(Charts and diagrams as code)
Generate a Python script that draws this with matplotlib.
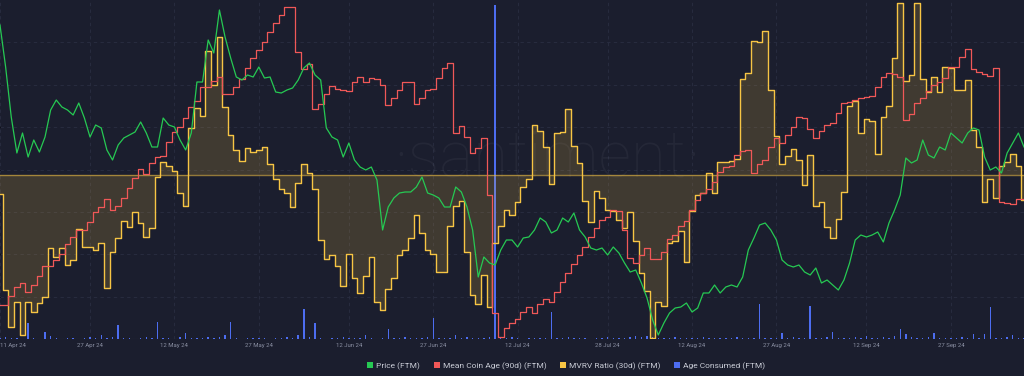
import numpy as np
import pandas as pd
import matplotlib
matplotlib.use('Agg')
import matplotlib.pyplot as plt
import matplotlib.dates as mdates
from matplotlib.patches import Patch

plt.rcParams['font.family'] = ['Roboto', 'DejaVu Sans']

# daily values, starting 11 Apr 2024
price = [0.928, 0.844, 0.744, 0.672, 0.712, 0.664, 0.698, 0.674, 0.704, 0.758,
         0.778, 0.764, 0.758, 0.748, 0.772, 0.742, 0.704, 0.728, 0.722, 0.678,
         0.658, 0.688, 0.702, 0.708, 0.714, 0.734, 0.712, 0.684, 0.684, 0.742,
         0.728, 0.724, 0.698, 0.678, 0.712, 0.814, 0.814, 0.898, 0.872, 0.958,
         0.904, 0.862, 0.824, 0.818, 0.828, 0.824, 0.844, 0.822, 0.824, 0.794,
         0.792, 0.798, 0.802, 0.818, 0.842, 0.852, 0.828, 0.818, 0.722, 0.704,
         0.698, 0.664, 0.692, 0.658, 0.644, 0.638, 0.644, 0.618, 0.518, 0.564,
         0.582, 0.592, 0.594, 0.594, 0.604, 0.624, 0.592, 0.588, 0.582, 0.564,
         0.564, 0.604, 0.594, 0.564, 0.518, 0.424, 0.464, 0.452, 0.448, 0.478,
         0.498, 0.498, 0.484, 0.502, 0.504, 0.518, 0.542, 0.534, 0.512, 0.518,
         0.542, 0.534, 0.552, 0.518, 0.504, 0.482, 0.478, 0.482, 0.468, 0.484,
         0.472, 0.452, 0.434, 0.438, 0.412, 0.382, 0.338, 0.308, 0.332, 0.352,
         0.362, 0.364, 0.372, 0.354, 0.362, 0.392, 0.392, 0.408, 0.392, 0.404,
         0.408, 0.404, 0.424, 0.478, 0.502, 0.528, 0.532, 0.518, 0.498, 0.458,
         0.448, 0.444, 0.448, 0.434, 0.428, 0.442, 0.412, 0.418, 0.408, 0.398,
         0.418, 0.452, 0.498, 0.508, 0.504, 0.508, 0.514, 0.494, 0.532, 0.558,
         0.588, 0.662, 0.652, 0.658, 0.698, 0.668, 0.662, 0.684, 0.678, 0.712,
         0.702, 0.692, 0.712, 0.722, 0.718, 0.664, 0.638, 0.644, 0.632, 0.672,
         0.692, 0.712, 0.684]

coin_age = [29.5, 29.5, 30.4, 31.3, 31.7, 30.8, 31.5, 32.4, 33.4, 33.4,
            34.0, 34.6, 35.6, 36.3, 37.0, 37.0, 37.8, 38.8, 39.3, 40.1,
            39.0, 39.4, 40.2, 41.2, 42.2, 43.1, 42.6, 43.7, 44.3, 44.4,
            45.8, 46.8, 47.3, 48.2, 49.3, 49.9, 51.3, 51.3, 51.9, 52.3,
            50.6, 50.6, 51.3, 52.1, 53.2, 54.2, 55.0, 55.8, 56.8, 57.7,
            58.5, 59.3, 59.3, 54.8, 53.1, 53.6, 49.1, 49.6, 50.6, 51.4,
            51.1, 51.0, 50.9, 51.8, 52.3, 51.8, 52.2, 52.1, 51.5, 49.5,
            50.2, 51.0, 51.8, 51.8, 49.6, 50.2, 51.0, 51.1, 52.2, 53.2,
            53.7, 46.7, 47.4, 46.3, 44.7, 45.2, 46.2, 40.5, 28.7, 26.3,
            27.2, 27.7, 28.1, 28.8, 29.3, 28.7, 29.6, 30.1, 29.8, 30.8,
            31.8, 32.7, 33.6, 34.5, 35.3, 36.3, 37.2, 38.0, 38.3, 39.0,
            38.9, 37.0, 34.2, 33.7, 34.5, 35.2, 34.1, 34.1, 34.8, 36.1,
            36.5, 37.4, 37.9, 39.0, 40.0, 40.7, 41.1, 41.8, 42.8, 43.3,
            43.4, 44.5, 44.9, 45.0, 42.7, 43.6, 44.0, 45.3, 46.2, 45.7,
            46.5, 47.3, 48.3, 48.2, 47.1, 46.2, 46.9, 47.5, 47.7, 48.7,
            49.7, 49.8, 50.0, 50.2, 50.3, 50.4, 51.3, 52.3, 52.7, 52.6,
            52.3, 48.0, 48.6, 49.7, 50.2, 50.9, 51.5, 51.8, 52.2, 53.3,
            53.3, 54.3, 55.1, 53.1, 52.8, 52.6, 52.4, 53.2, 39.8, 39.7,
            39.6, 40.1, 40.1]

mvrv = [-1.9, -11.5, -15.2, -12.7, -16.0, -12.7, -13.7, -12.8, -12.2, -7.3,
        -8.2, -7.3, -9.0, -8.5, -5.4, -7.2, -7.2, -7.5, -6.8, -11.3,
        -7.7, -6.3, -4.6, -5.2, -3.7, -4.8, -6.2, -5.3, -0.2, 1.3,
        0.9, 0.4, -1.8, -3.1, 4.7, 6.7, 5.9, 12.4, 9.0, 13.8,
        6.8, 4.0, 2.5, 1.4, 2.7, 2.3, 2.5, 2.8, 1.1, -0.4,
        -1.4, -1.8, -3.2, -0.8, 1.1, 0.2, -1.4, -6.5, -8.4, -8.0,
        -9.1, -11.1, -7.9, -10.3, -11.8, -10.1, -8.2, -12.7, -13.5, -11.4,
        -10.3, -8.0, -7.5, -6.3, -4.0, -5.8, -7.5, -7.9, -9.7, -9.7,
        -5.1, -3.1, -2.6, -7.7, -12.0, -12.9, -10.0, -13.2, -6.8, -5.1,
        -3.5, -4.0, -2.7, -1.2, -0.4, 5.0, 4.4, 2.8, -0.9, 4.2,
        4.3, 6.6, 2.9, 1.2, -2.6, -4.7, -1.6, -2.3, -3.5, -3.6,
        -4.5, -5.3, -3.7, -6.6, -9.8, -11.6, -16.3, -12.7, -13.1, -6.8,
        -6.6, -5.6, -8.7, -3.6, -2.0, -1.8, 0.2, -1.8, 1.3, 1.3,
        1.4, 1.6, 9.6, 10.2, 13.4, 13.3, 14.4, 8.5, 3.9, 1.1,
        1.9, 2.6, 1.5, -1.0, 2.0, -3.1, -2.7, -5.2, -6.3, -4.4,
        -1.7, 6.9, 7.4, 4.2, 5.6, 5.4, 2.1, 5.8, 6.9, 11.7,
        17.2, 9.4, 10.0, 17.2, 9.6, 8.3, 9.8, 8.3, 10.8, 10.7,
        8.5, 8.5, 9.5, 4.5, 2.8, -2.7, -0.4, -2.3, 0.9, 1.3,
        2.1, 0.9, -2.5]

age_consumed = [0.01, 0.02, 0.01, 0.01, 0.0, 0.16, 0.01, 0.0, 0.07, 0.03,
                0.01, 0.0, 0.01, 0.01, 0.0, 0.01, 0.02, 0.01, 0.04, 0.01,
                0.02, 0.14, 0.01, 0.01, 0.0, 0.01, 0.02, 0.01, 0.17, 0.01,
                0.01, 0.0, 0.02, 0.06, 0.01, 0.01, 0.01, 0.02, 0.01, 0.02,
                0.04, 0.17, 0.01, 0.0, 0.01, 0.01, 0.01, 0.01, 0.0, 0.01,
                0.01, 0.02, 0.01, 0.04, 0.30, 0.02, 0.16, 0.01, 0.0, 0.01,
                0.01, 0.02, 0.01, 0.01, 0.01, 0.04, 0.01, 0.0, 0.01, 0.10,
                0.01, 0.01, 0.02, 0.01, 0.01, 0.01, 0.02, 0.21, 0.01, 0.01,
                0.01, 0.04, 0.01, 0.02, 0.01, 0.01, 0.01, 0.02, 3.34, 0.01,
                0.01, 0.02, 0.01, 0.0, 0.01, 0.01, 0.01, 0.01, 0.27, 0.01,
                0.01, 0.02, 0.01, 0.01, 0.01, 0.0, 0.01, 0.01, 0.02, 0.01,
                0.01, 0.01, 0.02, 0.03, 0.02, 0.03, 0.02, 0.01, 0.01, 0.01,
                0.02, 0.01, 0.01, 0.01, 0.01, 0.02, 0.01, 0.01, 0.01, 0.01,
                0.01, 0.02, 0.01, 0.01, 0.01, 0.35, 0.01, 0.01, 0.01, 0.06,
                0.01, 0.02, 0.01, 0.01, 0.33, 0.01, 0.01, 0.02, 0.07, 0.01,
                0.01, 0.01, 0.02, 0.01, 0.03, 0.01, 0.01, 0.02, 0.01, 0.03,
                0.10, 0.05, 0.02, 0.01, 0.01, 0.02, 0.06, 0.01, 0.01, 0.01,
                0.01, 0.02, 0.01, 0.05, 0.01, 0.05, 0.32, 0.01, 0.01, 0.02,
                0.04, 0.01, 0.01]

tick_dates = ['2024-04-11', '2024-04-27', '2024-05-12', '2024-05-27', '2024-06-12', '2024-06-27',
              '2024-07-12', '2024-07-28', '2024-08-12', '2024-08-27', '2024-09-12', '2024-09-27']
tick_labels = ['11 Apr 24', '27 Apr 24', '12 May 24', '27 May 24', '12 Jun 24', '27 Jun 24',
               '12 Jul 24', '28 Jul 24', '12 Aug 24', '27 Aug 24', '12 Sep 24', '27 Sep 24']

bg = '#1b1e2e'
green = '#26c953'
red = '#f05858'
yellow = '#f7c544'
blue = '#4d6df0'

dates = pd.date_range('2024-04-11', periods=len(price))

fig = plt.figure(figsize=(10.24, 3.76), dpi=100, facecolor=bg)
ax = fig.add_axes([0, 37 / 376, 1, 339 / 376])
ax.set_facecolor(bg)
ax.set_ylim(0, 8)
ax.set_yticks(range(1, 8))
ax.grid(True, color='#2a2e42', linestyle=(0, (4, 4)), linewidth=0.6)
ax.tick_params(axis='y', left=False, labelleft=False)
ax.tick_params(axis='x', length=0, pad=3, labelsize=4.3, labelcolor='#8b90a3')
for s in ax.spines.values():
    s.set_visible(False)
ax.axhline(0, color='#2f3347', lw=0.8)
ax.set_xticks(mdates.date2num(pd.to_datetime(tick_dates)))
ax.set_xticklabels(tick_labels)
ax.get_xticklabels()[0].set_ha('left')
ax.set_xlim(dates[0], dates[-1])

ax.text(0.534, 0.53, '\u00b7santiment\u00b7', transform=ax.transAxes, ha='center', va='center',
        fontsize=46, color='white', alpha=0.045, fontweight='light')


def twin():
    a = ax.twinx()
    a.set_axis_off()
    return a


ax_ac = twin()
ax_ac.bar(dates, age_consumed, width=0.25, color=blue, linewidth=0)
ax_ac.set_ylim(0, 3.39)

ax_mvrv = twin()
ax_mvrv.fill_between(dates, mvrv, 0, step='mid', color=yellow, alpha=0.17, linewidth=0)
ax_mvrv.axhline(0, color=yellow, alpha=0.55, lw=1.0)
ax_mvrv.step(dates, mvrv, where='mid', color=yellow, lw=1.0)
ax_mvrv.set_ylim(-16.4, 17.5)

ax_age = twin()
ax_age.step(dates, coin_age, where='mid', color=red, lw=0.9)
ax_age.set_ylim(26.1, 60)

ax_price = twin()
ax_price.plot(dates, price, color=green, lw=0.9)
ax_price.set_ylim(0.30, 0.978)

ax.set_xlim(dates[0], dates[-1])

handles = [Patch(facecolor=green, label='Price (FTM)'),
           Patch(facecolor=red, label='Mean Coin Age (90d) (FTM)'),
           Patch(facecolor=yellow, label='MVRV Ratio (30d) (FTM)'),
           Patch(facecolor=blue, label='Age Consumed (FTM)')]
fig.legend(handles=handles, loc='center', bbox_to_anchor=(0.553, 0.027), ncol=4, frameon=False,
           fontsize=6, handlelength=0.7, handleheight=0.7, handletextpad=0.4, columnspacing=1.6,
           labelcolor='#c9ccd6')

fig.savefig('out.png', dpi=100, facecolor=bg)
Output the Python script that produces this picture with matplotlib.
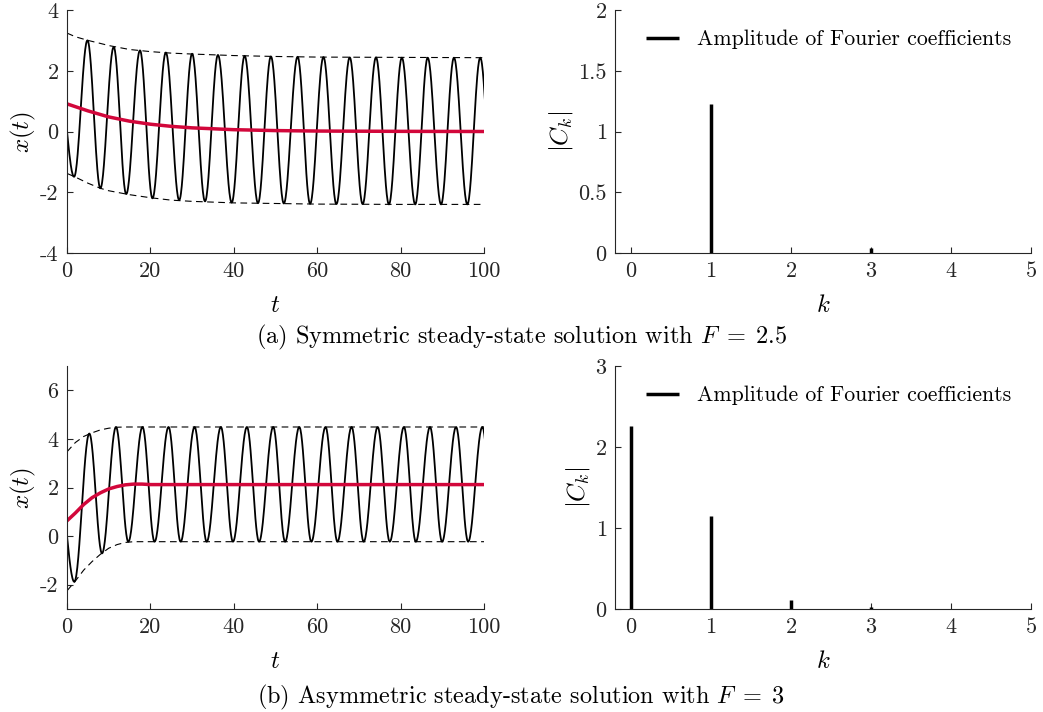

▶ _What you have to do_: Wherever "script" shows up in a line, copy that line.

▶ _Exercise solution_:
Generate a Python script that draws this with matplotlib.
Output the Python script that produces this picture with matplotlib.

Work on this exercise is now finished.